§ **What to produce**: Your answer should be only a number: how many lines include the word "diagram".

─── Task input

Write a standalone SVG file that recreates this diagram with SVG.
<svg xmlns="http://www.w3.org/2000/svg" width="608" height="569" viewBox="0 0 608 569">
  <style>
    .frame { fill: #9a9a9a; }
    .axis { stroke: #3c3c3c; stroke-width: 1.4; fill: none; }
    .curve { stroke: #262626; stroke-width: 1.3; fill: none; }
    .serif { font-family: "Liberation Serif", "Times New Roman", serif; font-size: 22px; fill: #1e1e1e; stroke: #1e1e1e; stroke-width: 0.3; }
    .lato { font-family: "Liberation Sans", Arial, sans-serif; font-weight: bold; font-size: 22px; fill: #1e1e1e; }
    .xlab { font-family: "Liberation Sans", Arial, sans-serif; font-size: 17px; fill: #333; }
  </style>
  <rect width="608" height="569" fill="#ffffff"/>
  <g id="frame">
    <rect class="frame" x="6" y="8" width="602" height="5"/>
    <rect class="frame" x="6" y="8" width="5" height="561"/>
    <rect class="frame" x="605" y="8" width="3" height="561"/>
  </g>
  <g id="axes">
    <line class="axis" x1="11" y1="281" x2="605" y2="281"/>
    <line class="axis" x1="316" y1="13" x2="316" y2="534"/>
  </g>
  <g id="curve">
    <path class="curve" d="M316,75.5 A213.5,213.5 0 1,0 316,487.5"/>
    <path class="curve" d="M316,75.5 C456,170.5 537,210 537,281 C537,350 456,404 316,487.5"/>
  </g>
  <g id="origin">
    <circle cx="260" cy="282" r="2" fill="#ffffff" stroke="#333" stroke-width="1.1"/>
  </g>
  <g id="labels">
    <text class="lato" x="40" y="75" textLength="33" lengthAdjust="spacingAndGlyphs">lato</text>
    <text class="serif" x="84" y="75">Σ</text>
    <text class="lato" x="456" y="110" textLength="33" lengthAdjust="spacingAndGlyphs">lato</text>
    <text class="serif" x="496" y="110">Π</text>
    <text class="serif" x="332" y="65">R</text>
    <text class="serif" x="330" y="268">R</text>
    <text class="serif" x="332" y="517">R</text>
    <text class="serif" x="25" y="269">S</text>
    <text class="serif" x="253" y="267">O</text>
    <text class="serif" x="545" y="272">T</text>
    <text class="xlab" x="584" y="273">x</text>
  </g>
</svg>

──────
─── Task input

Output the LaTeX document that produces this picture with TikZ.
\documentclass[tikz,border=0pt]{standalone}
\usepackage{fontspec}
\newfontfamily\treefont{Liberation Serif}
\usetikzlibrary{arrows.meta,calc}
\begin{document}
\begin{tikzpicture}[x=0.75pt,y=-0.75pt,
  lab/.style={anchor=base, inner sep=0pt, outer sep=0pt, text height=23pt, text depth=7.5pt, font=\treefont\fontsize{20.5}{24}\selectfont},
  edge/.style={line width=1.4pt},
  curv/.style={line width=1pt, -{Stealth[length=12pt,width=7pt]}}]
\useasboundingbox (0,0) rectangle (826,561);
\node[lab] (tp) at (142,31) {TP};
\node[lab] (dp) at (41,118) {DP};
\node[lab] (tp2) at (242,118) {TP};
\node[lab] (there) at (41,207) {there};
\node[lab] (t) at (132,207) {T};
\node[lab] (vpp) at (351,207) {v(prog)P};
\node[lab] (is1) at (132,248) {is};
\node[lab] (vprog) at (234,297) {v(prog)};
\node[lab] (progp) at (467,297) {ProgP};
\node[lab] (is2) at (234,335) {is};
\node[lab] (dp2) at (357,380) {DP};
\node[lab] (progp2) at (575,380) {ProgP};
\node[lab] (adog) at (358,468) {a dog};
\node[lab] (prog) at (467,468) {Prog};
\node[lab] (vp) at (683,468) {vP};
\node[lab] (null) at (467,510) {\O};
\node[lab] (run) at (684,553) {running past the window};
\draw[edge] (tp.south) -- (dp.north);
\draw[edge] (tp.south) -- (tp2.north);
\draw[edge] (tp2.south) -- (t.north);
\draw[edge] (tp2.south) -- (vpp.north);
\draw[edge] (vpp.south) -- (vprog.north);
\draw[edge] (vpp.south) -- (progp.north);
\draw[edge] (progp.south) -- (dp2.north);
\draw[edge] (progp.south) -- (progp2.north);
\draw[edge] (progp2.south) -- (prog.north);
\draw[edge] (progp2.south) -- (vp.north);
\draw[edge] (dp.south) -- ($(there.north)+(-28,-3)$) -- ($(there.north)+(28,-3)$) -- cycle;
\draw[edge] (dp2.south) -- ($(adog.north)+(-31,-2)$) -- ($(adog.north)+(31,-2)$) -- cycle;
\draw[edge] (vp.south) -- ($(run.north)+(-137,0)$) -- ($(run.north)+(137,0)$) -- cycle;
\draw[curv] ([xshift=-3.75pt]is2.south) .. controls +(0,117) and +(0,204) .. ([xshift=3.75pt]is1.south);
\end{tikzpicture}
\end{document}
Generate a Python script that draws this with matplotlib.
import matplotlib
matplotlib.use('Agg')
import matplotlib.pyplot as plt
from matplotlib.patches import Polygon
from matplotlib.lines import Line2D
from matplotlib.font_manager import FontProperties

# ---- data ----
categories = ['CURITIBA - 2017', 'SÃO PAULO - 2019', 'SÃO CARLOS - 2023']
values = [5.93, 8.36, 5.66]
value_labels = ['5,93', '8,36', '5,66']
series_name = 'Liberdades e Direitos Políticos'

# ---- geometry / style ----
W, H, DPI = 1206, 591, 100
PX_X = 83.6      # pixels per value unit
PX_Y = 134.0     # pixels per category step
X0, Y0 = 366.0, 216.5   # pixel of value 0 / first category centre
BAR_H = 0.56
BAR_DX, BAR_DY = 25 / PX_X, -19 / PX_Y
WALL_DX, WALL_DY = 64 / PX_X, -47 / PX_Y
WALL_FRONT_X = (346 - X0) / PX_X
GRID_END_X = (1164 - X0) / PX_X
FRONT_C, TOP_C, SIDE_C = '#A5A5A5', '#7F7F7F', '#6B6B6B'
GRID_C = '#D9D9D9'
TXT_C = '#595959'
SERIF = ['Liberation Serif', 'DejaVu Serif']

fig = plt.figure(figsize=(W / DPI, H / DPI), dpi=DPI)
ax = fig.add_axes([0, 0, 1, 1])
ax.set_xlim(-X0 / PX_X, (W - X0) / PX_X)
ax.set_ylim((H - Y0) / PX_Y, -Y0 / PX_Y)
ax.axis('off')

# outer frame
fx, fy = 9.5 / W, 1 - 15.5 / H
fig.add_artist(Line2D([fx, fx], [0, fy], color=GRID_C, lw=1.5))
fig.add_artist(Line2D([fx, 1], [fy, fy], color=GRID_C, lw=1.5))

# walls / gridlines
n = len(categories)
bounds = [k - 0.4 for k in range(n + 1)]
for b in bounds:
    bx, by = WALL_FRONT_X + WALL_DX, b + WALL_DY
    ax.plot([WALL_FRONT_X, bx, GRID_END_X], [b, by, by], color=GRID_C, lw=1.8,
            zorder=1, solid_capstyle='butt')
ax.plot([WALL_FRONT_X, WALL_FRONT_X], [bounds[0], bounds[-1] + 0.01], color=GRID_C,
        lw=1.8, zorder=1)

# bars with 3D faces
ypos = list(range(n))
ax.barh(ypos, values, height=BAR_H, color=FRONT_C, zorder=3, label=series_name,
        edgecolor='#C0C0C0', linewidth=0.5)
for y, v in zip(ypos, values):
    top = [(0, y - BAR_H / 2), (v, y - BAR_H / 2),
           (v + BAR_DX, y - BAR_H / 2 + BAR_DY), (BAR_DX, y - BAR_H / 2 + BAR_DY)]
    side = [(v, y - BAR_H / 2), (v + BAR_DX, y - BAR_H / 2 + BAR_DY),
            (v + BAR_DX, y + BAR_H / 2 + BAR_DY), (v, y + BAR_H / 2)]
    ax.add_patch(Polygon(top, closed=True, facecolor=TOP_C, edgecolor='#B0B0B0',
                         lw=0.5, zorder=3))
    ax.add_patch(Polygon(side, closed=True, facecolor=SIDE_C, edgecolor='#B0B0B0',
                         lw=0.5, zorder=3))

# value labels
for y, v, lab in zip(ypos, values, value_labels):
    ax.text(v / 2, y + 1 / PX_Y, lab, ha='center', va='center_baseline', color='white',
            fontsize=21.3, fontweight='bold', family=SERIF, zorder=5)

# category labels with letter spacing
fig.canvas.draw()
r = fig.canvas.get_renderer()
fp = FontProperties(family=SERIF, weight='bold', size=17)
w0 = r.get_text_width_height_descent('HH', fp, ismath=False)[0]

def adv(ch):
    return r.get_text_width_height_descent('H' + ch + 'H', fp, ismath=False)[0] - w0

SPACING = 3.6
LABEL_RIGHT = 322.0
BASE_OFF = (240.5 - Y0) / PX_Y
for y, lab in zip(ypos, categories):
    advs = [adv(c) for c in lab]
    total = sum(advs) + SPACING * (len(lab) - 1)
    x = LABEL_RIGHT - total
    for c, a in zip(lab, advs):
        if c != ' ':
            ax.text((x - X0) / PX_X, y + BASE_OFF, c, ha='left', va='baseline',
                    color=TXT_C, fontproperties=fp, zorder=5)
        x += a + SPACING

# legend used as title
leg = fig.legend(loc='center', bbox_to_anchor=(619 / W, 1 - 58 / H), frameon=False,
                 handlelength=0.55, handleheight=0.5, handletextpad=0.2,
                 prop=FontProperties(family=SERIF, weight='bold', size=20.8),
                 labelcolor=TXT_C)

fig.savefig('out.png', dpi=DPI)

──────
─── Task input

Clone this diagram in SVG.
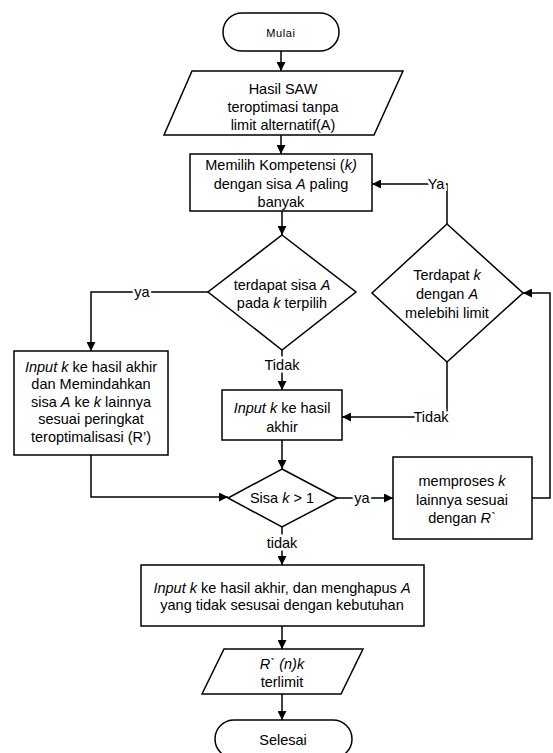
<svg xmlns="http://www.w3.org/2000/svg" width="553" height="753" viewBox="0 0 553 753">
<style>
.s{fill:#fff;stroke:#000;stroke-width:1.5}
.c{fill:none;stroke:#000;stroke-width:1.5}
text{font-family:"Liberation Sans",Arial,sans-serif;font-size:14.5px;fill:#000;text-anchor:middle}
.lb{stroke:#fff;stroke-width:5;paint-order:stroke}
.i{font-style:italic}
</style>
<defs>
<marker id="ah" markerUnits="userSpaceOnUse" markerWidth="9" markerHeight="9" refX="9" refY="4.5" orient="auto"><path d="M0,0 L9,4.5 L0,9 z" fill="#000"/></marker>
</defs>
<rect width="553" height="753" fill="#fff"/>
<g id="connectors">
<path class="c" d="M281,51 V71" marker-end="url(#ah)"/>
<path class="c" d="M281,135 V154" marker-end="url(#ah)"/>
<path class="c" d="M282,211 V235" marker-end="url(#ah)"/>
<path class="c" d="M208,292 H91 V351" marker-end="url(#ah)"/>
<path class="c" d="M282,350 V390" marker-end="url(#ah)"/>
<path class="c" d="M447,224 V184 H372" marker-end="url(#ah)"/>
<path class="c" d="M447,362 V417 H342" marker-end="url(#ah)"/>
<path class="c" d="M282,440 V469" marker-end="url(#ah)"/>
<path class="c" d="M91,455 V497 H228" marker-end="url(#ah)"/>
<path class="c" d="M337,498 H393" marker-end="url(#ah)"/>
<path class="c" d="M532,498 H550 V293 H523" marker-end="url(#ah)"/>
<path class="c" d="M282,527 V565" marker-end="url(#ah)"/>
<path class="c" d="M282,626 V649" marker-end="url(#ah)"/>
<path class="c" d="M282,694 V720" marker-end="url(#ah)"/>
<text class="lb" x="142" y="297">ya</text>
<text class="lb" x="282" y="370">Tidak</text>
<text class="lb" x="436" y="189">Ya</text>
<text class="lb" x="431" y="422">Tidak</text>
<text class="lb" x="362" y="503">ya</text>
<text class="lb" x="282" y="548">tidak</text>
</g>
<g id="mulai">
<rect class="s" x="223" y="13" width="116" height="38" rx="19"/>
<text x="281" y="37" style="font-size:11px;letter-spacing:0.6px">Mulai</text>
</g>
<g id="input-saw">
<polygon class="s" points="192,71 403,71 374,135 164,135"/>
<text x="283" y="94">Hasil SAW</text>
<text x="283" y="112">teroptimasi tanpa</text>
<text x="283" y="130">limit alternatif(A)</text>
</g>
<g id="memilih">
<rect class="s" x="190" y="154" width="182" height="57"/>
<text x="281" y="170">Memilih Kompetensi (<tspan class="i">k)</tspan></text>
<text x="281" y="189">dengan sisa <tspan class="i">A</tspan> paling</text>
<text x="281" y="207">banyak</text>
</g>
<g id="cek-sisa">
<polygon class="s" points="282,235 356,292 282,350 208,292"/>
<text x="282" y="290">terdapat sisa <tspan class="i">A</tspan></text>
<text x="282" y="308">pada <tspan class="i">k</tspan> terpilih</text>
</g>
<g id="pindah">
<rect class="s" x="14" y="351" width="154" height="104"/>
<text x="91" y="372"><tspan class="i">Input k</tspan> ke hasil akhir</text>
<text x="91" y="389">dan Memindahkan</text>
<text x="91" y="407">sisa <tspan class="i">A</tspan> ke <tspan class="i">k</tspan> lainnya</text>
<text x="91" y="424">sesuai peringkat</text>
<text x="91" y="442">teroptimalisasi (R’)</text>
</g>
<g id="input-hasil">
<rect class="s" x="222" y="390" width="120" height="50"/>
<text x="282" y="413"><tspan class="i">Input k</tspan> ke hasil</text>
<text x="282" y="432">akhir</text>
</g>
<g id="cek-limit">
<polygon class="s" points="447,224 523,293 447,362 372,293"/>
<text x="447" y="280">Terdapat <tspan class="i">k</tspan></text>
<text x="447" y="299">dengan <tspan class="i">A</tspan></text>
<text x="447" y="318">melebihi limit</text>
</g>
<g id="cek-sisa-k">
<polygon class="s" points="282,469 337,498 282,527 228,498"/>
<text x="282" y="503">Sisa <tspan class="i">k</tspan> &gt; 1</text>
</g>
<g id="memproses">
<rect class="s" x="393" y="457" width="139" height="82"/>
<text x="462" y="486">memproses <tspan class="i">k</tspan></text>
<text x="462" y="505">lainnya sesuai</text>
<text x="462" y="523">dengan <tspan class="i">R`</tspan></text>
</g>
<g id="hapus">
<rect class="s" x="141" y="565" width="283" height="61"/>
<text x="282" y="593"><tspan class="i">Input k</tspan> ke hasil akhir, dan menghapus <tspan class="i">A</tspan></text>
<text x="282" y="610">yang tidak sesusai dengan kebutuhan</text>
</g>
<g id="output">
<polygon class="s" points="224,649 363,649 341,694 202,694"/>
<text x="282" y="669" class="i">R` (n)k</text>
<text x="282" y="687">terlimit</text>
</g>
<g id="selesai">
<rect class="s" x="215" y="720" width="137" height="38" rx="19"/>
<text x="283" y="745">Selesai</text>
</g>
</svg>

──────

§ **The completed task**: 2